The growing season is short here, and intense. While gardeners in lazier climates can linger on their tasks unhurriedly, we have to get it all done very hurriedly, all tasks condensed into few weeks no matter how tired we feel. The weeds must not win. The wilder parts of the land must not be highly flammable. The harvests must be brought in. It is utterly exhausting. But the winter months give us a hibernator’s rest.
And yet…
Our climate is changing fast. In all the recent growing seasons, previous smashing records have been smashed by new records again (we topped 160 frost-free days in 2023), and in that year, we had no frost in May, which had never happened before. Heat waves were the norm in the summers of 2021, 2022, and 2023. What will 2024 bring? So far in our current winter, we’ve bottomed out at only -28C (briefly), which puts us in a warm version of Zone 4. In June 2021, we recorded an impossible +42.7C. Where is this going? Where is this taking us?
Our gardens must work as hard as we do. We rely on the vegetable and grain beds to keep our grocery costs low and to feed us with good quality nutrition. Our crops keep us healthy enough to work hard at growing more crops. We and the garden are in it together.
We experiment with crops, a lot. In the garden blogs, I’ll report on findings that will build on what we’ve discovered so far: foxtail millet is an easy crop, but prone to marauding birds; for early harvests, corn can be sowed in pots in a greenhouse if you let the root-wad density increase until the soil is sufficiently tightly bound to allow gentle planting-out into the garden in May; upland rice will grow here, but (due to the chilly nights or periodically too-dry soil?) most of the florets have so far been empty; teff is the easiest grain to process–no dehulling needed, and we can get three harvests from each plant per year, but the yields are low; jalapeno-type peppers are the best to grow outdoors in a chilly climate, they produce more outside than in the greenhouse…and so forth. We grow a lot of variety in the edible gardens, and what we learn we share with others who live in cold climates in exchange for what they learn.
Edgewood Garden is a galaxy of biodiversity. Some of it is native, some of it is fostered as garden plants, and some of it is unwanted non-native pestilence (weeds, spider mites, mealy bugs).

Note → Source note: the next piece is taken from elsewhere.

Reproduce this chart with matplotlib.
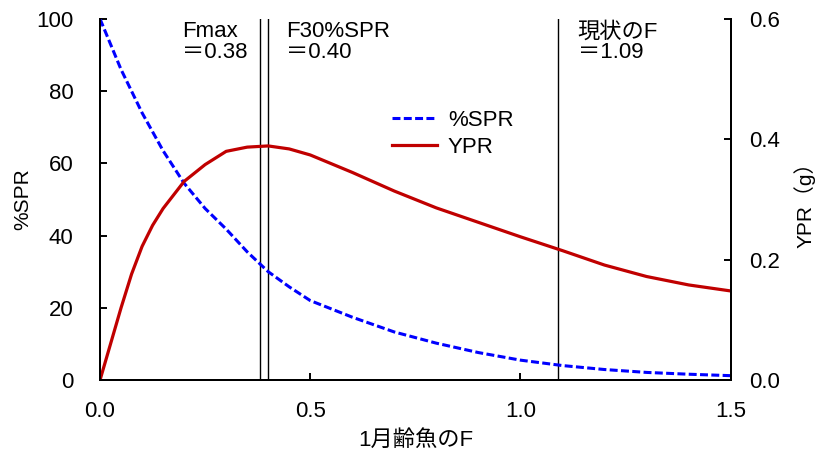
import matplotlib.pyplot as plt

plt.rcParams['font.family'] = ['Liberation Sans', 'Noto Sans CJK JP']
plt.rcParams['font.size'] = 16

# fishing mortality of age-1 fish
f_spr = [0, 0.05, 0.1, 0.15, 0.2, 0.25, 0.3, 0.35, 0.4, 0.45, 0.5,
         0.6, 0.7, 0.8, 0.9, 1.0, 1.1, 1.2, 1.3, 1.4, 1.5]
spr = [100, 86, 74, 63.5, 54.5, 47.5, 41.8, 35.5, 30, 25.8, 22,
       17.4, 13.3, 10.2, 7.6, 5.5, 4.0, 2.9, 2.1, 1.6, 1.2]

f_ypr = [0, 0.025, 0.05, 0.075, 0.1, 0.125, 0.15, 0.2, 0.25, 0.3, 0.35, 0.4,
         0.45, 0.5, 0.6, 0.7, 0.8, 0.9, 1.0, 1.1, 1.2, 1.3, 1.4, 1.5]
ypr = [0, 0.06, 0.12, 0.176, 0.222, 0.257, 0.285, 0.33, 0.358, 0.38, 0.387,
       0.389, 0.384, 0.374, 0.345, 0.314, 0.286, 0.262, 0.238, 0.215, 0.191,
       0.172, 0.158, 0.148]

ref_f = [0.38, 0.40, 1.09]
ref_labels = ['Fmax\n＝0.38', 'F30%SPR\n＝0.40', '現状のF\n＝1.09']
ref_text_x = [0.195, 0.442, 1.136]

fig = plt.figure(figsize=(8.2, 4.57), dpi=100)
ax = fig.add_axes([0.122, 0.1685, 0.769, 0.79])
ax2 = ax.twinx()

for f in ref_f:
    ax.axvline(f, color='black', lw=1.0)
for x, s in zip(ref_text_x, ref_labels):
    ax.text(x, 0.993, s, transform=ax.get_xaxis_transform(), ha='left', va='top',
            linespacing=0.95)

l1, = ax.plot(f_spr, spr, color='#0000FF', lw=2.2, dashes=(2.6, 1.1), label='%SPR')
l2, = ax2.plot(f_ypr, ypr, color='#C00000', lw=2.3, label='YPR')

ax.set_xlim(0, 1.5)
ax.set_ylim(0, 100)
ax2.set_ylim(0, 0.6)
ax.set_xticks([0, 0.5, 1.0, 1.5])
ax.set_xticklabels(['0.0', '0.5', '1.0', '1.5'])
ax.set_yticks([0, 20, 40, 60, 80, 100])
ax2.set_yticks([0, 0.2, 0.4, 0.6])
ax2.set_yticklabels(['0.0', '0.2', '0.4', '0.6'])

for a in (ax, ax2):
    a.spines['top'].set_visible(False)
    for sp in a.spines.values():
        sp.set_linewidth(1.4)
ax.tick_params(axis='x', direction='in', length=5, width=1.4, pad=15)
ax.tick_params(axis='y', direction='in', length=5, width=1.4, pad=19)
ax2.tick_params(axis='y', direction='in', length=5, width=1.4, pad=13)

ax.set_xlabel('1月齢魚のF', labelpad=6)
ax.set_ylabel('%SPR', fontsize=15, labelpad=3)
ax2.set_ylabel('YPR（g）', fontsize=15, labelpad=10)

ax2.legend([l1, l2], ['%SPR', 'YPR'], loc='upper left', bbox_to_anchor=(0.446, 0.78),
           frameon=False, borderpad=0, handlelength=2.0, handletextpad=0.5,
           labelspacing=0.3)

fig.savefig('out.png', dpi=100)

There is much in the garden that is grown for taxonomic study: native dandelions that have no scientific name, sedges and grasses that are best studied comparatively side-by-side in the living state, seasonally dimorphic Artemisias, and North American and Eurasian species of stemless poppies. Overall, we have in Edgewood’s gardens over 1300 permanently cultivated perennial and woody plants growing for ornamental and scientific purpose. And the gardens are busy night & day with pollinators, songbirds, toads, rodents, spiders, salamanders, and bugs of all sorts.
We may be living in one of the unsophisticated garden zones, but it’s good enough for us. And good enough for an astonishing array of beings, surprising and intentional, who live in our garden. And good enough for a lot of stories. Walks in the garden with a camera never have me coming back to the house empty, or bored. The garden blogs are an invitation to join us on those walks.